### JOB
Omit all images. Transcribe the rest of the material below exactly.

### COLLECTED MATERIAL
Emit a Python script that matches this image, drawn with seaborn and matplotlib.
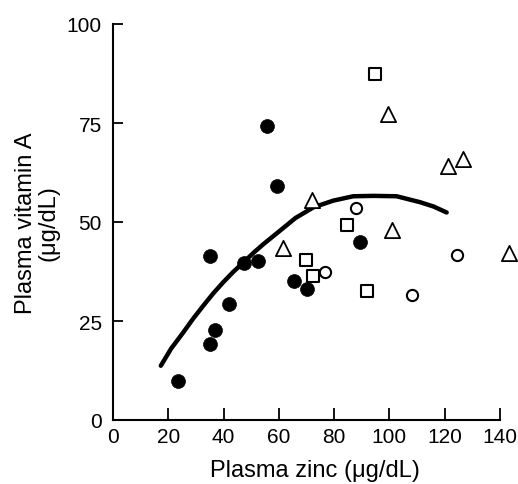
import matplotlib
matplotlib.use('Agg')
import matplotlib.pyplot as plt
import seaborn as sns
import pandas as pd

# Filled circles
filled_x = [23.6, 35.1, 36.9, 35.1, 42.1, 47.5, 52.6, 55.6, 59.2, 65.5, 70.1, 89.4]
filled_y = [9.8, 19.2, 22.8, 41.3, 29.3, 39.6, 40.2, 74.2, 59.2, 35.2, 33.2, 44.9]

# Open squares
square_x = [69.8, 72.5, 84.5, 92.0, 94.8]
square_y = [40.4, 36.3, 49.2, 32.6, 87.5]

# Open circles
circle_x = [76.7, 87.8, 108.1, 124.4]
circle_y = [37.5, 53.5, 31.6, 41.7]

# Open triangles
tri_x = [61.4, 71.9, 99.6, 100.9, 121.3, 126.5, 143.4]
tri_y = [43.4, 55.6, 77.3, 48.0, 64.2, 65.9, 42.2]

# Fitted curve
curve_x = [17.3, 21.0, 25.4, 29.0, 32.7, 36.3, 39.9, 43.5, 47.2, 50.8, 54.4, 60.4,
           66.0, 72.5, 79.7, 86.9, 94.2, 102.6, 111.1, 116.0, 120.7]
curve_y = [13.7, 18.0, 22.1, 25.6, 28.9, 32.0, 34.8, 37.4, 39.8, 42.2, 44.4, 47.8,
           51.0, 53.7, 55.4, 56.5, 56.6, 56.5, 55.0, 53.9, 52.4]

x_ticks = [0, 20, 40, 60, 80, 100, 120, 140]
y_ticks = [0, 25, 50, 75, 100]

sns.set_style('white')
plt.rcParams['font.family'] = ['Liberation Sans', 'DejaVu Sans']
plt.rcParams['text.color'] = 'black'
plt.rcParams['axes.labelcolor'] = 'black'
plt.rcParams['xtick.direction'] = 'in'
plt.rcParams['ytick.direction'] = 'in'

fig = plt.figure(figsize=(5.18, 4.85), dpi=100)
ax = fig.add_axes([113 / 518, 1 - 421 / 485, 387 / 518, 396 / 485])

curve = pd.DataFrame({'x': curve_x, 'y': curve_y})
sns.lineplot(data=curve, x='x', y='y', color='black', linewidth=3.2, sort=False, ax=ax)

sns.scatterplot(x=filled_x, y=filled_y, marker='o', s=100, color='black',
                edgecolor='black', linewidth=0.5, ax=ax, zorder=3)
sns.scatterplot(x=square_x, y=square_y, marker='s', s=65, color='white',
                edgecolor='black', linewidth=1.5, ax=ax, zorder=3)
sns.scatterplot(x=circle_x, y=circle_y, marker='o', s=65, color='white',
                edgecolor='black', linewidth=1.5, ax=ax, zorder=3)
sns.scatterplot(x=tri_x, y=tri_y, marker='^', s=120, color='white',
                edgecolor='black', linewidth=1.3, ax=ax, zorder=3,
                clip_on=False)

ax.set_xlim(0, 140)
ax.set_ylim(0, 100)
ax.set_xticks(x_ticks)
ax.set_yticks(y_ticks)
ax.tick_params(axis='x', bottom=True, direction='in', length=9, width=1.3, pad=5,
               labelsize=15, colors='black')
ax.tick_params(axis='y', left=True, direction='in', length=7, width=1.3, pad=8,
               labelsize=15, colors='black')

sns.despine(ax=ax)
for side in ['left', 'bottom']:
    ax.spines[side].set_linewidth(1.5)
    ax.spines[side].set_color('black')

ax.set_xlabel('Plasma zinc (μg/dL)', fontsize=17)
ax.xaxis.label.set_va('center')
ax.xaxis.set_label_coords((315 - 113) / 387, (421 - 471) / 396)

ax.set_ylabel('Plasma vitamin A\n(μg/dL)', fontsize=17, linespacing=1.05)
ax.yaxis.label.set_va('center')
ax.yaxis.set_label_coords((37 - 113) / 387, 0.5)

plt.savefig('out.png', dpi=100)
plt.close()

### RESPONSE BELOW
Emit a Python script that matches this image, drawn with seaborn and matplotlib.
import matplotlib
matplotlib.use('Agg')
import matplotlib.pyplot as plt
import seaborn as sns
import pandas as pd

# Filled circles
filled_x = [23.6, 35.1, 36.9, 35.1, 42.1, 47.5, 52.6, 55.6, 59.2, 65.5, 70.1, 89.4]
filled_y = [9.8, 19.2, 22.8, 41.3, 29.3, 39.6, 40.2, 74.2, 59.2, 35.2, 33.2, 44.9]

# Open squares
square_x = [69.8, 72.5, 84.5, 92.0, 94.8]
square_y = [40.4, 36.3, 49.2, 32.6, 87.5]

# Open circles
circle_x = [76.7, 87.8, 108.1, 124.4]
circle_y = [37.5, 53.5, 31.6, 41.7]

# Open triangles
tri_x = [61.4, 71.9, 99.6, 100.9, 121.3, 126.5, 143.4]
tri_y = [43.4, 55.6, 77.3, 48.0, 64.2, 65.9, 42.2]

# Fitted curve
curve_x = [17.3, 21.0, 25.4, 29.0, 32.7, 36.3, 39.9, 43.5, 47.2, 50.8, 54.4, 60.4,
           66.0, 72.5, 79.7, 86.9, 94.2, 102.6, 111.1, 116.0, 120.7]
curve_y = [13.7, 18.0, 22.1, 25.6, 28.9, 32.0, 34.8, 37.4, 39.8, 42.2, 44.4, 47.8,
           51.0, 53.7, 55.4, 56.5, 56.6, 56.5, 55.0, 53.9, 52.4]

x_ticks = [0, 20, 40, 60, 80, 100, 120, 140]
y_ticks = [0, 25, 50, 75, 100]

sns.set_style('white')
plt.rcParams['font.family'] = ['Liberation Sans', 'DejaVu Sans']
plt.rcParams['text.color'] = 'black'
plt.rcParams['axes.labelcolor'] = 'black'
plt.rcParams['xtick.direction'] = 'in'
plt.rcParams['ytick.direction'] = 'in'

fig = plt.figure(figsize=(5.18, 4.85), dpi=100)
ax = fig.add_axes([113 / 518, 1 - 421 / 485, 387 / 518, 396 / 485])

curve = pd.DataFrame({'x': curve_x, 'y': curve_y})
sns.lineplot(data=curve, x='x', y='y', color='black', linewidth=3.2, sort=False, ax=ax)

sns.scatterplot(x=filled_x, y=filled_y, marker='o', s=100, color='black',
                edgecolor='black', linewidth=0.5, ax=ax, zorder=3)
sns.scatterplot(x=square_x, y=square_y, marker='s', s=65, color='white',
                edgecolor='black', linewidth=1.5, ax=ax, zorder=3)
sns.scatterplot(x=circle_x, y=circle_y, marker='o', s=65, color='white',
                edgecolor='black', linewidth=1.5, ax=ax, zorder=3)
sns.scatterplot(x=tri_x, y=tri_y, marker='^', s=120, color='white',
                edgecolor='black', linewidth=1.3, ax=ax, zorder=3,
                clip_on=False)

ax.set_xlim(0, 140)
ax.set_ylim(0, 100)
ax.set_xticks(x_ticks)
ax.set_yticks(y_ticks)
ax.tick_params(axis='x', bottom=True, direction='in', length=9, width=1.3, pad=5,
               labelsize=15, colors='black')
ax.tick_params(axis='y', left=True, direction='in', length=7, width=1.3, pad=8,
               labelsize=15, colors='black')

sns.despine(ax=ax)
for side in ['left', 'bottom']:
    ax.spines[side].set_linewidth(1.5)
    ax.spines[side].set_color('black')

ax.set_xlabel('Plasma zinc (μg/dL)', fontsize=17)
ax.xaxis.label.set_va('center')
ax.xaxis.set_label_coords((315 - 113) / 387, (421 - 471) / 396)

ax.set_ylabel('Plasma vitamin A\n(μg/dL)', fontsize=17, linespacing=1.05)
ax.yaxis.label.set_va('center')
ax.yaxis.set_label_coords((37 - 113) / 387, 0.5)

plt.savefig('out.png', dpi=100)
plt.close()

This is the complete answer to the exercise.